╭─ Available data

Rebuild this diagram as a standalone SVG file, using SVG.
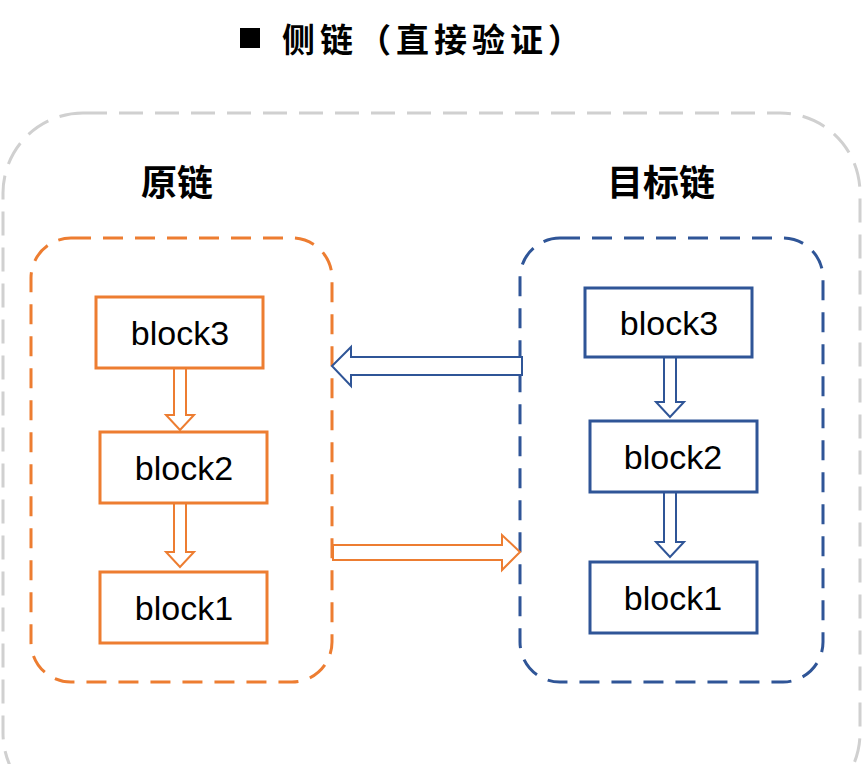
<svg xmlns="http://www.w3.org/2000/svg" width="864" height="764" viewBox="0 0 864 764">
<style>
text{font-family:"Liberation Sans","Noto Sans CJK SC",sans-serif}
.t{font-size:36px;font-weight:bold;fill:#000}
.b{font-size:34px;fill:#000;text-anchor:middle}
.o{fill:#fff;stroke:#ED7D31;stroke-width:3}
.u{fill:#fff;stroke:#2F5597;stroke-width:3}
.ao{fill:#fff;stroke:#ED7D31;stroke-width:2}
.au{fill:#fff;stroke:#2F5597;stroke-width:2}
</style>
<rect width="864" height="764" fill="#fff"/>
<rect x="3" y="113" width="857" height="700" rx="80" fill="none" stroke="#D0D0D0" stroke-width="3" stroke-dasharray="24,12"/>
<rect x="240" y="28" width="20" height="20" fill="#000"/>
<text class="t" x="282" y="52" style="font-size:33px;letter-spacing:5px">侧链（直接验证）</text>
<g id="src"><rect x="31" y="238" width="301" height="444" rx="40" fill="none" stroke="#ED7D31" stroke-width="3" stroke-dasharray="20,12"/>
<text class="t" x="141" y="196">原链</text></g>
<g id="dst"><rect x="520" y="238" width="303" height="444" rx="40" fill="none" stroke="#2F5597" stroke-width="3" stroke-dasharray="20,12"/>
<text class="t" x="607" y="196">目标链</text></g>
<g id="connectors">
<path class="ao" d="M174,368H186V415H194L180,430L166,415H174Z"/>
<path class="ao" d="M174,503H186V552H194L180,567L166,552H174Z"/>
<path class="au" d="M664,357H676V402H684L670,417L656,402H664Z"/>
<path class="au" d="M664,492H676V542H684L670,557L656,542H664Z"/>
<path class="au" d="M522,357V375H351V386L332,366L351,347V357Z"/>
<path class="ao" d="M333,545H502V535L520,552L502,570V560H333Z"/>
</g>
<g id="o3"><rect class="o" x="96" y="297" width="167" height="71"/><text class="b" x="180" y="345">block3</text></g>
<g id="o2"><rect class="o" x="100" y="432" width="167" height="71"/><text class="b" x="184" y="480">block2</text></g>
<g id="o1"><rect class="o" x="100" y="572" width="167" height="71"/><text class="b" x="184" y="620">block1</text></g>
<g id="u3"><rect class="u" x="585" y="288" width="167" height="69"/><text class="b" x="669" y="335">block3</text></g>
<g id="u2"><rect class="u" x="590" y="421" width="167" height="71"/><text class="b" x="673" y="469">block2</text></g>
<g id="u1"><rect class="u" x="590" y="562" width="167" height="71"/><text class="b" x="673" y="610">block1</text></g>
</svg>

╰─

Working from the material above, transcribe it exactly while omitting pictures.

Rebuild this diagram as a standalone SVG file, using SVG.
<svg xmlns="http://www.w3.org/2000/svg" width="864" height="764" viewBox="0 0 864 764">
<style>
text{font-family:"Liberation Sans","Noto Sans CJK SC",sans-serif}
.t{font-size:36px;font-weight:bold;fill:#000}
.b{font-size:34px;fill:#000;text-anchor:middle}
.o{fill:#fff;stroke:#ED7D31;stroke-width:3}
.u{fill:#fff;stroke:#2F5597;stroke-width:3}
.ao{fill:#fff;stroke:#ED7D31;stroke-width:2}
.au{fill:#fff;stroke:#2F5597;stroke-width:2}
</style>
<rect width="864" height="764" fill="#fff"/>
<rect x="3" y="113" width="857" height="700" rx="80" fill="none" stroke="#D0D0D0" stroke-width="3" stroke-dasharray="24,12"/>
<rect x="240" y="28" width="20" height="20" fill="#000"/>
<text class="t" x="282" y="52" style="font-size:33px;letter-spacing:5px">侧链（直接验证）</text>
<g id="src"><rect x="31" y="238" width="301" height="444" rx="40" fill="none" stroke="#ED7D31" stroke-width="3" stroke-dasharray="20,12"/>
<text class="t" x="141" y="196">原链</text></g>
<g id="dst"><rect x="520" y="238" width="303" height="444" rx="40" fill="none" stroke="#2F5597" stroke-width="3" stroke-dasharray="20,12"/>
<text class="t" x="607" y="196">目标链</text></g>
<g id="connectors">
<path class="ao" d="M174,368H186V415H194L180,430L166,415H174Z"/>
<path class="ao" d="M174,503H186V552H194L180,567L166,552H174Z"/>
<path class="au" d="M664,357H676V402H684L670,417L656,402H664Z"/>
<path class="au" d="M664,492H676V542H684L670,557L656,542H664Z"/>
<path class="au" d="M522,357V375H351V386L332,366L351,347V357Z"/>
<path class="ao" d="M333,545H502V535L520,552L502,570V560H333Z"/>
</g>
<g id="o3"><rect class="o" x="96" y="297" width="167" height="71"/><text class="b" x="180" y="345">block3</text></g>
<g id="o2"><rect class="o" x="100" y="432" width="167" height="71"/><text class="b" x="184" y="480">block2</text></g>
<g id="o1"><rect class="o" x="100" y="572" width="167" height="71"/><text class="b" x="184" y="620">block1</text></g>
<g id="u3"><rect class="u" x="585" y="288" width="167" height="69"/><text class="b" x="669" y="335">block3</text></g>
<g id="u2"><rect class="u" x="590" y="421" width="167" height="71"/><text class="b" x="673" y="469">block2</text></g>
<g id="u1"><rect class="u" x="590" y="562" width="167" height="71"/><text class="b" x="673" y="610">block1</text></g>
</svg>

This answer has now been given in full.